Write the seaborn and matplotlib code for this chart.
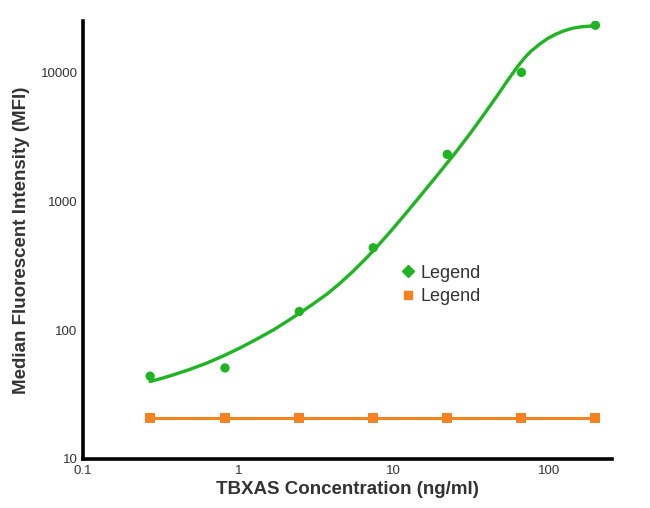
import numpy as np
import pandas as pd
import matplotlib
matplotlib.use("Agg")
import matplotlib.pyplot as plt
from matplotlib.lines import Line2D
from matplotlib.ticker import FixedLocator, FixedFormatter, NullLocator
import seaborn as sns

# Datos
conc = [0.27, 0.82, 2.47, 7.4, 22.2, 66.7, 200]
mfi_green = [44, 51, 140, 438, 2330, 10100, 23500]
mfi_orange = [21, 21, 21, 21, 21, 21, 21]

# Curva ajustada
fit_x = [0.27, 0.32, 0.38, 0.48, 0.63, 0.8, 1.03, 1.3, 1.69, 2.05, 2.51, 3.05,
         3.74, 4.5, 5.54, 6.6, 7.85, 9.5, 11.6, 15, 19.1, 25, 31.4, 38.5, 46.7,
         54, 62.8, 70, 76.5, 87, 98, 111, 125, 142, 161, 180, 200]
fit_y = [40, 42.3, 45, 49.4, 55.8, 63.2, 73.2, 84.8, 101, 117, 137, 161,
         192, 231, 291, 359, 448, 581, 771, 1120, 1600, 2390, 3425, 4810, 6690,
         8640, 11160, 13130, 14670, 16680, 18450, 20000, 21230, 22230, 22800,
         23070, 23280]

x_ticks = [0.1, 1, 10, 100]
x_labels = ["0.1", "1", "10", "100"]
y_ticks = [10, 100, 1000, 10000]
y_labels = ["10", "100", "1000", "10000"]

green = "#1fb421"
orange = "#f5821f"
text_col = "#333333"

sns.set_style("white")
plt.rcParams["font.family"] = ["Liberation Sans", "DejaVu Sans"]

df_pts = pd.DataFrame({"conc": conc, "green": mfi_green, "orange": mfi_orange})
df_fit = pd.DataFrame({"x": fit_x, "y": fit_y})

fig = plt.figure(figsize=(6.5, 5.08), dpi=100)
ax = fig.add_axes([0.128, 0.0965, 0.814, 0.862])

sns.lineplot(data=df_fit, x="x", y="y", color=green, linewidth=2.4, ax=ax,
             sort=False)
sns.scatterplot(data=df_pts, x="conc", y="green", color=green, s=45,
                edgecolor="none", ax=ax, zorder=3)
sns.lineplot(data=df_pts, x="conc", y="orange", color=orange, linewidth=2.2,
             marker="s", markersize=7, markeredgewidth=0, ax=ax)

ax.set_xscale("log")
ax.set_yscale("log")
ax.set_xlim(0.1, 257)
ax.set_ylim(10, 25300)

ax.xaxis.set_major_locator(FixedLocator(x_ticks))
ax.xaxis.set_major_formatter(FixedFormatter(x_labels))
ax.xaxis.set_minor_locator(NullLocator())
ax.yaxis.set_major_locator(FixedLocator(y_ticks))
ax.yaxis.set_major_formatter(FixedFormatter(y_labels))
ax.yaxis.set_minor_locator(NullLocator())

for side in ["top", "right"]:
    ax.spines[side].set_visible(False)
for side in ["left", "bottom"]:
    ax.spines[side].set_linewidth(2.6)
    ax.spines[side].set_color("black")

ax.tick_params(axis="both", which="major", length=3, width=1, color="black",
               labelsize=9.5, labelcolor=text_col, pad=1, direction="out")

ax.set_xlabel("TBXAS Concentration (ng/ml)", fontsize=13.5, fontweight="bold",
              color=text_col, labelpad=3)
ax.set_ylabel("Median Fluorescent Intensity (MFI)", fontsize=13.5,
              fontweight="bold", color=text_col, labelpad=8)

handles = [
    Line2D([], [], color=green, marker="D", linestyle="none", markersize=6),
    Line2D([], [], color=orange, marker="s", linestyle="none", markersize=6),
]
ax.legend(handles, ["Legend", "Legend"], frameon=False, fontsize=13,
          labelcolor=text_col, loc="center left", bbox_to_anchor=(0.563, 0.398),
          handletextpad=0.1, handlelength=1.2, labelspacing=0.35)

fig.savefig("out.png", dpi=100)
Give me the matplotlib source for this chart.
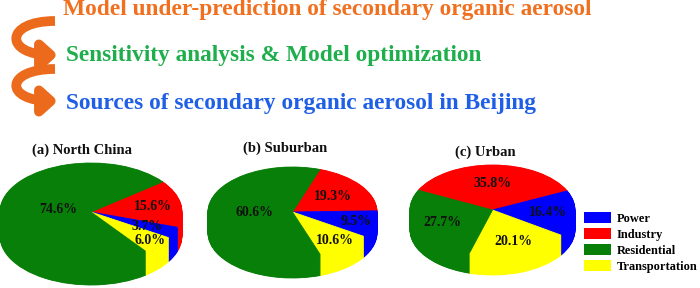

·····

Task objective:
Report every line containing the word "seaborn" from the listing above.

Worked solution:
Write the seaborn and matplotlib code for this chart.
import seaborn as sns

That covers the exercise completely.